My mind wandered during most of this. What a pretty chapel this was—-shape the words as I sing them—-would I want to be a Dominican? probably not-—maybe some other kind of priest?—-bow during the Glory Be—-wow, she’s beautiful—-don’t I recognize that brother? I do! It’s George!—-wow, yep, really beautiful—-I’ll have to try to catch him afterward—-think about the words, think about the words . . .

At the end of the service, the lights went out. Night had stolen upon us, and only the one candle remained, the Christ candle. Then brothers escorted it out, too, through a side door, which they left open. From beyond the door, a light glowed into the darkened chapel, and the brothers started singing, Christus factus est pro nobis obediens usque ad mortem—Christ became for us obedient even unto death—and when the music ended a friar who had remained in the chapel exhorted us to pray. I don’t remember the words, but I got the gist: Lord, forgive us for crucifying your Son. The prayer ended. There were no lights. Silence.

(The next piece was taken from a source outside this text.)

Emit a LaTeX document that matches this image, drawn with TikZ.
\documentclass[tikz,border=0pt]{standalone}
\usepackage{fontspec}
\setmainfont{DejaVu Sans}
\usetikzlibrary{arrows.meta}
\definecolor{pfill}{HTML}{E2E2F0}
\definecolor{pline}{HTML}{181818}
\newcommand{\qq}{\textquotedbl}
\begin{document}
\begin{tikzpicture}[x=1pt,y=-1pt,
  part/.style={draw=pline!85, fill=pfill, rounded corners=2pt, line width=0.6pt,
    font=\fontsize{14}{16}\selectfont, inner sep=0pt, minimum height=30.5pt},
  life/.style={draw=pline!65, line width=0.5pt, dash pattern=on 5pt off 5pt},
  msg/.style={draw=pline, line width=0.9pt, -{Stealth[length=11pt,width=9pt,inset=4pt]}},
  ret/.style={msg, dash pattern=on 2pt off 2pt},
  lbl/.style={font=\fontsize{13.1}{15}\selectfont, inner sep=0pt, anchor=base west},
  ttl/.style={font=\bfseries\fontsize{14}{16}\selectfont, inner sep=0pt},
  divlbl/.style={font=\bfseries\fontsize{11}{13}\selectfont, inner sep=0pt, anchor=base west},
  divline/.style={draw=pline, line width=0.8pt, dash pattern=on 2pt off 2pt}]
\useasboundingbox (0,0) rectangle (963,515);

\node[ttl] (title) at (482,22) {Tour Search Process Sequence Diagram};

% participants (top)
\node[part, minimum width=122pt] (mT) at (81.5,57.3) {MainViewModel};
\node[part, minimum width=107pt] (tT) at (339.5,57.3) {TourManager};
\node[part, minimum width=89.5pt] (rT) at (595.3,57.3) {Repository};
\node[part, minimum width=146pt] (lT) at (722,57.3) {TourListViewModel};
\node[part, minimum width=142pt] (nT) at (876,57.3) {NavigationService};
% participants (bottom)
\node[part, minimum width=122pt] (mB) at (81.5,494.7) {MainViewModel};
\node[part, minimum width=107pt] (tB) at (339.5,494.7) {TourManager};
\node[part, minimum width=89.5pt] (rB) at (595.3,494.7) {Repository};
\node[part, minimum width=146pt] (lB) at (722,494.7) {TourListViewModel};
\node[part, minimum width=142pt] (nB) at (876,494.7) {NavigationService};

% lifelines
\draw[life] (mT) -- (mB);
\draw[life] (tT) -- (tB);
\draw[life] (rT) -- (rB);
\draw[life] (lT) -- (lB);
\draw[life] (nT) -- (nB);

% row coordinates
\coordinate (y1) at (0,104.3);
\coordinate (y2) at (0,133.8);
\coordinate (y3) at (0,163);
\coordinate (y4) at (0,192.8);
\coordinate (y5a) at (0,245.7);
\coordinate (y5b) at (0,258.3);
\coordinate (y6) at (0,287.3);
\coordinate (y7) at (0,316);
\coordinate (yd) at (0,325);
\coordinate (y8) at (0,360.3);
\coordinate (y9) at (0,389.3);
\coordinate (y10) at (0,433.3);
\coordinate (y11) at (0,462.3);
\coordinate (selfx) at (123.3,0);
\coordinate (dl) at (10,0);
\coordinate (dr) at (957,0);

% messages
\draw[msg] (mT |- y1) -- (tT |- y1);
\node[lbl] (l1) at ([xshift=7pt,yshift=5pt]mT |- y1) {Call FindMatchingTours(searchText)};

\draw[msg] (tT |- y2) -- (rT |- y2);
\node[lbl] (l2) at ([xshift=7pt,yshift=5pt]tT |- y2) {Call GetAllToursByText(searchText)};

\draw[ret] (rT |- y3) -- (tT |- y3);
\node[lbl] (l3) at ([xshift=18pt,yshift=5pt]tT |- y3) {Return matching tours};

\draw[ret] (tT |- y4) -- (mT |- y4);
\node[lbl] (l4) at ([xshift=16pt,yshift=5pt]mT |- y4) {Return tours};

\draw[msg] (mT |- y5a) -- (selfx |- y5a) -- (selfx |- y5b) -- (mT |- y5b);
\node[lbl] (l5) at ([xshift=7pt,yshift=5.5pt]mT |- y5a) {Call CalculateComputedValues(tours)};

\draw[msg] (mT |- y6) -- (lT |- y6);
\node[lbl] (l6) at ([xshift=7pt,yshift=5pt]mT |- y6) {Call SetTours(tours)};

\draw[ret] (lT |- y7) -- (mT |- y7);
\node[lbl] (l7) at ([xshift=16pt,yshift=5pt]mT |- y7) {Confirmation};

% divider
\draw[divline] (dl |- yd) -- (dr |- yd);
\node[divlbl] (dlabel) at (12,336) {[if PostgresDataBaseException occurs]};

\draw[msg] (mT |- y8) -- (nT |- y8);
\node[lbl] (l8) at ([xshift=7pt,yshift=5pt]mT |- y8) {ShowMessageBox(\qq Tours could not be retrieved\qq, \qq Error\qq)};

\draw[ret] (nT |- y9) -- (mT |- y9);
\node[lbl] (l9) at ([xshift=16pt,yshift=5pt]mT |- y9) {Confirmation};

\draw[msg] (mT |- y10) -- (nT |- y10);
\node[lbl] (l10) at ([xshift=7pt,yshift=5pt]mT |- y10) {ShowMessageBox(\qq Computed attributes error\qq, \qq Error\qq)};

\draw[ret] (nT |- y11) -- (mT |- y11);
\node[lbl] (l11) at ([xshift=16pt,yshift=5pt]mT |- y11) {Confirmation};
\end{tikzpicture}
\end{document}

Then a terrible, horrifying crash! Something was happening! No one could see, and noise—a screeching, piercing racket—sheer noise filled the chapel. Someone, some group of someones, was battering sheets of metal or pipes or lighting firecrackers with reckless ferocity, and it was dark and no one could see what was going on.

It stopped after a minute. Even before then, my mind caught up to what was happening: the brothers were banging on pots and pans and who knows what else from outside the chapel door, hacking away at these objects to create pandemonium over the congregation. That sounds innocuous enough, but the brutality of the shift—-from tender harmony in soft light to dark cacophony—-was jarring. Shaking, even. Behind me, I heard one of my friends sniffle. Fear, even just a quick moment of fear, does that to a person; it leaves you trembling even after it has passed.

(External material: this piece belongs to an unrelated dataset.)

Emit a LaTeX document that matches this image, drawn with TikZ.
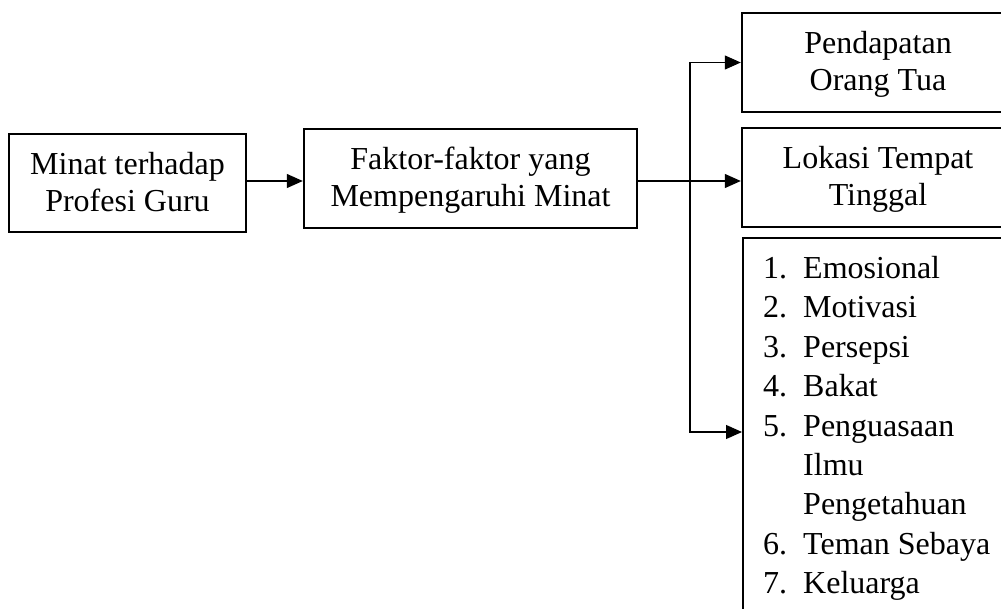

Amid the scraps of twittering nerves, we understood the point. Extinguishing candles slowly to plainsong looks beautiful, but it commemorates something appalling. We left him alone in the outer dark, where it was cold, and where the only thing around was the hungry beast Chaos, fighting for a place at the foundation of the universe. Not some beautiful agony set to an orchestral soundtrack, but sheer chaos, sharp things gleefully cutting around him, into him; cold, ugly, violent fear—-that was what love took on for us. It went into shadows, which, incidentally, is what “tenebrae” means.

We processed out of the chapel, into the echoing foyer. Somberness lifted and chatter sprung up. We went for drinks across the road. After an hour passed, I couldn’t feel the fear any more. I could remember feeling that way, but the sensation was gone.